Ключевой элемент стихотворения состоит в восьмерке,
которая реализуется сразу несколькими способами. Источниками смысла, как сейчас
мы увидим, оказываются зрительный образ, значение математического знака и
звуковой состав слова. Поскольку речь идет о транспортном средстве, то
восьмерку можно понимать не как произвольный номер, а как воспроизводящий
основные свойства движения (в этом смысле аналогичный «говорящим» именам). Дело
в том, что движение по пути, представляющем собой восьмерку, является, в силу
ее замкнутости, вечным движением, которое никогда не заканчивается и ни во что
не разрешается. Причем наличие самопересечения в образе данной цифры
акцентирует этот процесс: как только заканчивается движение по замкнутой
кривой, представляющей половину восьмерки, движущийся объект переходит на ее
другую половину. Более того, восьмерка в горизонтальном положении напоминает,
как хорошо известно, математический знак бесконечности: .

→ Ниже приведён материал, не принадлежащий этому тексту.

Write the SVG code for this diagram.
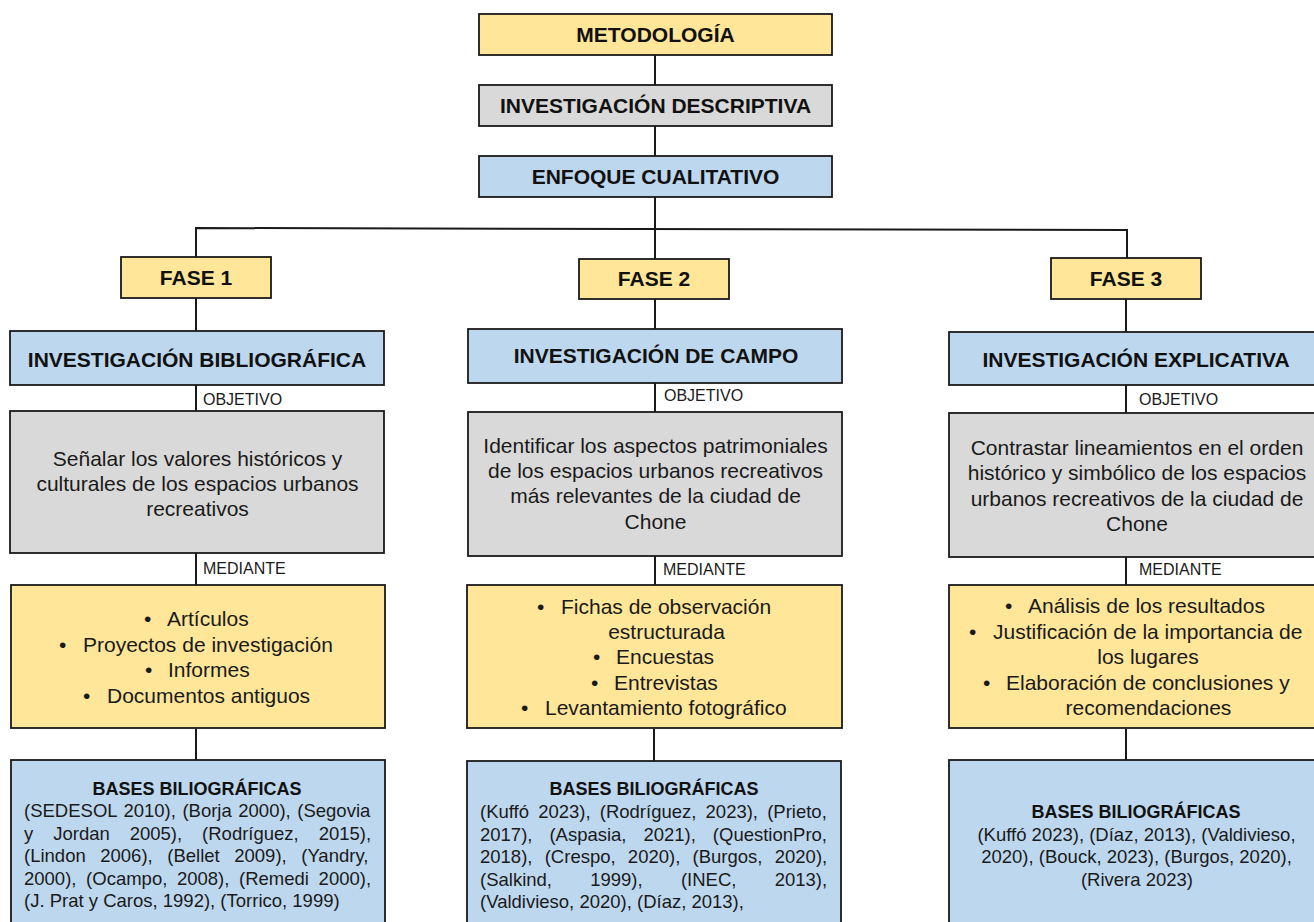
<svg xmlns="http://www.w3.org/2000/svg" width="1314" height="922" viewBox="0 0 1314 922">
<style>
.box{stroke:#1a1a1a;stroke-width:1.8}
.y{fill:#FFE699}.g{fill:#D9D9D9}.b{fill:#BDD7EE}
.h{font-family:"Liberation Sans",Arial,sans-serif;font-weight:bold;font-size:21px;fill:#111;text-anchor:middle}
.t{font-family:"Liberation Sans",Arial,sans-serif;font-size:21px;fill:#1a1a1a;text-anchor:middle}
.l{font-family:"Liberation Sans",Arial,sans-serif;font-size:21px;fill:#1a1a1a}
.s{font-family:"Liberation Sans",Arial,sans-serif;font-size:16px;fill:#1a1a1a}
.bt{font-family:"Liberation Sans",Arial,sans-serif;font-weight:bold;font-size:18px;fill:#111;text-anchor:middle}
.r{font-family:"Liberation Sans",Arial,sans-serif;font-size:18.5px;fill:#1a1a1a}
.conn{fill:none;stroke:#1a1a1a;stroke-width:2}
</style>
<rect width="1314" height="922" fill="#fff"/>
<g id="connectors" class="conn">
<path d="M655,55 V85 M655,126 V156 M655,197 V259"/>
<path d="M196,257 V228 L1127,230 V258"/>
<path d="M196,298 V331 M655,299 V329 M1126,299 V332"/>
<path d="M196,385 V411 M655,383 V412 M1126,385 V413"/>
<path d="M196,553 V585 M655,556 V585 M1126,557 V585"/>
<path d="M196,729 V760 M654,729 V761 M1126,729 V760"/>
</g>
<g id="metodologia"><rect class="box y" x="479" y="14" width="353" height="41"/><text class="h" x="655.5" y="41.5">METODOLOGÍA</text></g>
<g id="descriptiva"><rect class="box g" x="479" y="85" width="353" height="41"/><text class="h" x="655.5" y="112.5">INVESTIGACIÓN DESCRIPTIVA</text></g>
<g id="enfoque"><rect class="box b" x="479" y="156" width="353" height="41"/><text class="h" x="655.5" y="183.5">ENFOQUE CUALITATIVO</text></g>
<g id="fase1"><rect class="box y" x="121" y="257" width="150" height="41"/><text class="h" x="196" y="284.5">FASE 1</text></g>
<g id="fase2"><rect class="box y" x="579" y="259" width="150" height="40"/><text class="h" x="654" y="286">FASE 2</text></g>
<g id="fase3"><rect class="box y" x="1051" y="258" width="150" height="41"/><text class="h" x="1126" y="286">FASE 3</text></g>

<g id="inv-bibliografica"><rect class="box b" x="10" y="331" width="374" height="54"/><text class="h" x="197" y="366.5">INVESTIGACIÓN BIBLIOGRÁFICA</text></g>
<g id="inv-campo"><rect class="box b" x="468" y="329" width="374" height="54"/><text class="h" x="656" y="362.5">INVESTIGACIÓN DE CAMPO</text></g>
<g id="inv-explicativa"><rect class="box b" x="949" y="332" width="374" height="53"/><text class="h" x="1136" y="366.5">INVESTIGACIÓN EXPLICATIVA</text></g>

<g id="labels">
<text class="s" x="203" y="404.7">OBJETIVO</text>
<text class="s" x="664" y="400.7">OBJETIVO</text>
<text class="s" x="1139" y="404.7">OBJETIVO</text>
<text class="s" x="203" y="574">MEDIANTE</text>
<text class="s" x="663" y="575">MEDIANTE</text>
<text class="s" x="1139" y="575">MEDIANTE</text>
</g>

<g id="objetivo1"><rect class="box g" x="10" y="411" width="374" height="142"/>
<text class="t"><tspan x="197.5" y="466">Señalar los valores históricos y</tspan><tspan x="197.5" y="491">culturales de los espacios urbanos</tspan><tspan x="197.5" y="516">recreativos</tspan></text></g>
<g id="objetivo2"><rect class="box g" x="468" y="412" width="374" height="144"/>
<text class="t"><tspan x="655.5" y="453">Identificar los aspectos patrimoniales</tspan><tspan x="655.5" y="478">de los espacios urbanos recreativos</tspan><tspan x="655.5" y="503">más relevantes de la ciudad de</tspan><tspan x="655.5" y="529">Chone</tspan></text></g>
<g id="objetivo3"><rect class="box g" x="949" y="413" width="374" height="144"/>
<text class="t"><tspan x="1137" y="455">Contrastar lineamientos en el orden</tspan><tspan x="1137" y="480">histórico y simbólico de los espacios</tspan><tspan x="1137" y="506">urbanos recreativos de la ciudad de</tspan><tspan x="1137" y="531">Chone</tspan></text></g>

<g id="mediante1"><rect class="box y" x="11" y="585" width="374" height="143"/>
<text class="l"><tspan x="144" y="626">•</tspan><tspan x="167" y="626">Artículos</tspan></text>
<text class="l"><tspan x="59" y="652">•</tspan><tspan x="83" y="652">Proyectos de investigación</tspan></text>
<text class="l"><tspan x="145" y="677">•</tspan><tspan x="168" y="677">Informes</tspan></text>
<text class="l"><tspan x="83" y="703">•</tspan><tspan x="107" y="703">Documentos antiguos</tspan></text>
</g>
<g id="mediante2"><rect class="box y" x="467" y="585" width="375" height="143"/>
<text class="l"><tspan x="537" y="614">•</tspan><tspan x="561" y="614">Fichas de observación</tspan></text>
<text class="t" x="666.5" y="639">estructurada</text>
<text class="l"><tspan x="593" y="664">•</tspan><tspan x="616" y="664">Encuestas</tspan></text>
<text class="l"><tspan x="591" y="690">•</tspan><tspan x="614" y="690">Entrevistas</tspan></text>
<text class="l"><tspan x="521" y="715">•</tspan><tspan x="545" y="715">Levantamiento fotográfico</tspan></text>
</g>
<g id="mediante3"><rect class="box y" x="949" y="585" width="374" height="143"/>
<text class="l"><tspan x="1005" y="613">•</tspan><tspan x="1028" y="613">Análisis de los resultados</tspan></text>
<text class="l"><tspan x="969" y="639">•</tspan><tspan x="993" y="639">Justificación de la importancia de</tspan></text>
<text class="t" x="1148" y="664">los lugares</text>
<text class="l"><tspan x="983" y="690">•</tspan><tspan x="1006" y="690">Elaboración de conclusiones y</tspan></text>
<text class="t" x="1148.5" y="715">recomendaciones</text>
</g>

<g id="bases1"><rect class="box b" x="11" y="760" width="374" height="172"/>
<text class="bt" x="197" y="794.5">BASES BILIOGRÁFICAS</text>
<text class="r" x="24" y="817" word-spacing="1.4">(SEDESOL 2010), (Borja 2000), (Segovia</text>
<text class="r" x="24" y="839.5" word-spacing="14.8">y Jordan 2005), (Rodríguez, 2015),</text>
<text class="r" x="24" y="862" word-spacing="9.4">(Lindon 2006), (Bellet 2009), (Yandry,</text>
<text class="r" x="24" y="884.5" word-spacing="4.5">2000), (Ocampo, 2008), (Remedi 2000),</text>
<text class="r" x="24" y="907">(J. Prat y Caros, 1992), (Torrico, 1999)</text>
</g>
<g id="bases2"><rect class="box b" x="467" y="761" width="374" height="171"/>
<text class="bt" x="654" y="794.5">BASES BILIOGRÁFICAS</text>
<text class="r" x="480" y="818" word-spacing="4.0">(Kuffó 2023), (Rodríguez, 2023), (Prieto,</text>
<text class="r" x="480" y="840.5" word-spacing="11.8">2017), (Aspasia, 2021), (QuestionPro,</text>
<text class="r" x="480" y="863" word-spacing="7.1">2018), (Crespo, 2020), (Burgos, 2020),</text>
<text class="r" x="480" y="885.5" word-spacing="33.1">(Salkind, 1999), (INEC, 2013),</text>
<text class="r" x="480" y="908">(Valdivieso, 2020), (Díaz, 2013),</text>
</g>
<g id="bases3"><rect class="box b" x="949" y="760" width="374" height="172"/>
<text class="bt" x="1136" y="817.5">BASES BILIOGRÁFICAS</text>
<text class="r" text-anchor="middle"><tspan x="1136.5" y="840.5">(Kuffó 2023), (Díaz, 2013), (Valdivieso,</tspan><tspan x="1136.5" y="863">2020), (Bouck, 2023), (Burgos, 2020),</tspan><tspan x="1137" y="885.5">(Rivera 2023)</tspan></text>
</g>
</svg>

Содержательным оказывается не только образ, связанный с геометрией цифры и
линией маршрута, его повторяющей, но и сам вид трамвая (если смотреть сверху):
два вагона, соединенные перемычкой, напоминают вытянутую восьмерку.
Интерпретация восьмерки как траектории трамвая не
является произвольным допущением и мотивирована самим текстом. В нем говорится
именно о свойстве быть воплощением восьмерки — «такой восьмой» (курсив
мой — О. З.). Поэтому, что касается чисел и цифр, восьмерка указывает
не только (и не столько) на номер маршрута,
сколько на характерную черту движения, метафорически воплощающая «дурную» бесконечность
движения.
Помимо замкнутости, цифра «8» связана зрительно с
еще одним важным мотивом стихотворения. Эта цифра состоит из двух половин,
каждая из которых представляет собой пустоту. Но трамвай именно пустой. Сочетание
пустоты, отсутствия и вечного движения ведет к теме смерти — трамвай
оказывается воплощением Ничто. Поэтому приглашение сесть в трамвай может быть
понято как приглашение к смерти, а слова «Не унывай» оказываются мрачной
иронией. Такой контраст между мрачным и веселым в тексте был продублирован
манерой его чтения автором: напомним, что, согласно воспоминаниям Г. Иванова,
Мандельштам читал это стихотворение «давясь от смеха». В этом смысле данный
эпизод не только не противоречит предлагаемой интерпретации стихотворения, но и
парадоксальным образом в нее вписывается. Можно видеть здесь пример такого
явления, когда авторская презентация произведения ироническим образом повторяет
какие-то важные свойства самого текста [34] .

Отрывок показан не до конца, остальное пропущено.